Dans un contexte politique congolais marqué par des tensions croissantes, le débat sur le tribalisme s’invite une nouvelle fois au cœur de l’arène médiatique. Alors que l’ancien président Joseph Kabila accuse le régime de Félix Tshisekedi d’avoir institutionnalisé le tribalisme, Augustin Kabuya, secrétaire général de l’UDPS, oppose une réfutation méthodique, détaillant les nominations clés pour contrer ces allégations. Une joute verbale qui révèle autant les fractures politiques que les stratégies de déstabilisation à l’œuvre.
Intervenant lors d’une matinée politique au siège de l’UDPS, Augustin Kabuya a démonté point par point les accusations portées par le Front Commun pour le Congo (FCC). En citant les origines provinciales des responsables des services de sécurité, de l’armée, et des institutions financières, il a souligné la diversité géographique des nominations : « Le numéro Un de l’ANR n’est pas originaire du Kasaï Oriental, il est du Kwilu. Le Chef d’État-major des FARDC, Jules Banza, est Katangais. Madame la Première ministre Judith Suminwa est du Kongo Central ». Une énumération qui se veut une preuve tangible du rejet du népotisme.

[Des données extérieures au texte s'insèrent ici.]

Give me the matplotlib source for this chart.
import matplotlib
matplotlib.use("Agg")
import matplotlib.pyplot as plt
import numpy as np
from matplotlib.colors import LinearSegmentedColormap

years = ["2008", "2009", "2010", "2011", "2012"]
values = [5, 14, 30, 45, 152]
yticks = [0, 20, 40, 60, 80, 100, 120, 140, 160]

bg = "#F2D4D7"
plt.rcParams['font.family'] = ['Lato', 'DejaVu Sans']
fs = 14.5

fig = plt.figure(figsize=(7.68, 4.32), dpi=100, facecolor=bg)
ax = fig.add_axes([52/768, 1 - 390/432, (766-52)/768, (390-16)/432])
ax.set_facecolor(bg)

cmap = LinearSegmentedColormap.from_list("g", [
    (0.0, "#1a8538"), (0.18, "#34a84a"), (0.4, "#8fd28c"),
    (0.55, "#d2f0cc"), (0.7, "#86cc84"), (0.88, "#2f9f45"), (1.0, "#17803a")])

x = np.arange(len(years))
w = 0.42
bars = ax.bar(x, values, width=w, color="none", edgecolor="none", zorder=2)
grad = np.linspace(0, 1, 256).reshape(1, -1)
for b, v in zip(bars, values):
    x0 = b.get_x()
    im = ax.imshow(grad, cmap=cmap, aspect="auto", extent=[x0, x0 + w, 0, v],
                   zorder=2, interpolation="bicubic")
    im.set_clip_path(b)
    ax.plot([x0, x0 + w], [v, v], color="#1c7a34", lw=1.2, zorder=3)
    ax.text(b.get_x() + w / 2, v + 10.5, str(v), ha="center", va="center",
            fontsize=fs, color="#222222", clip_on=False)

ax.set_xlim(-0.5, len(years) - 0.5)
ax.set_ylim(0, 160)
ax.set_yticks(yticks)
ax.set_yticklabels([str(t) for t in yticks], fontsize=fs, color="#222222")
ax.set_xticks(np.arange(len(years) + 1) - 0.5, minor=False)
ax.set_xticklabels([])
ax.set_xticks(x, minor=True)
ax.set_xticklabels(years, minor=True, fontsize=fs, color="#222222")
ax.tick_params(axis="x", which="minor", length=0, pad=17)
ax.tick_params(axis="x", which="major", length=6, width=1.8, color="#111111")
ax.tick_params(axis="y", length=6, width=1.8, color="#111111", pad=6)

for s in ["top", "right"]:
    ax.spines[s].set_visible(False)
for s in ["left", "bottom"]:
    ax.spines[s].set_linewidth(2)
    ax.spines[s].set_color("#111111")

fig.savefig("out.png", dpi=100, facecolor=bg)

Mais derrière cette défense en règle se cache une question sous-jacente : pourquoi ces accusations ressurgissent-elles avec une telle virulence ? Pour Kabuya, la réponse est sans équivoque. Il s’agirait d’une manœuvre orchestrée pour « salir et discréditer Félix Tshisekedi », notamment en instrumentalisant un discours victimisant. « Les gens se sont organisés pour utiliser les mensonges comme arme politique », a-t-il asséné, dénonçant une tentative de manipulation de l’opinion publique.
Pourtant, Joseph Kabila, dans son message du 23 mai, persiste à décrire un pouvoir centralisé et clanique. Selon lui, le tribalisme serait devenu un « mode de gouvernance », tandis que le Parlement et la justice perdraient leur rôle de contre-pouvoir. Des critiques qui résonnent dans un pays où les clivages régionaux ont souvent servi de leviers aux rivalités politiques. Le FCC, par la voix de son autorité morale, tente ainsi de rallier les mécontents en brandissant l’étendard de l’unité nationale menacée.
Cette polémique soulève cependant une interrogation plus profonde : comment concilier représentation équitable et efficacité gouvernementale dans un pays aux identités multiples ? Si Kabuya brandit la diversité des nominations comme un gage d’équité, ses détracteurs y voient une fragmentation calculée. Le débat dépasse alors la simple question du tribalisme pour toucher à la légitimité même d’un pouvoir en quête d’ancrage populaire.
À l’approche des échéances électorales de 2026, ces échanges acerbes préfigurent une campagne déjà tendue. Les accusations de tribalisme, qu’elles soient fondées ou instrumentalisées, risquent de polariser davantage le paysage politique. Reste à savoir si les Congolais se laisseront séduire par ces rhétoriques ou exigeront des preuves concrètes d’une gouvernance inclusive. Pour l’UDPS comme pour le FCC, l’enjeu est désormais de transformer les mots en actes – sous peine de voir le fossé de la défiance s’élargir irrémédiablement.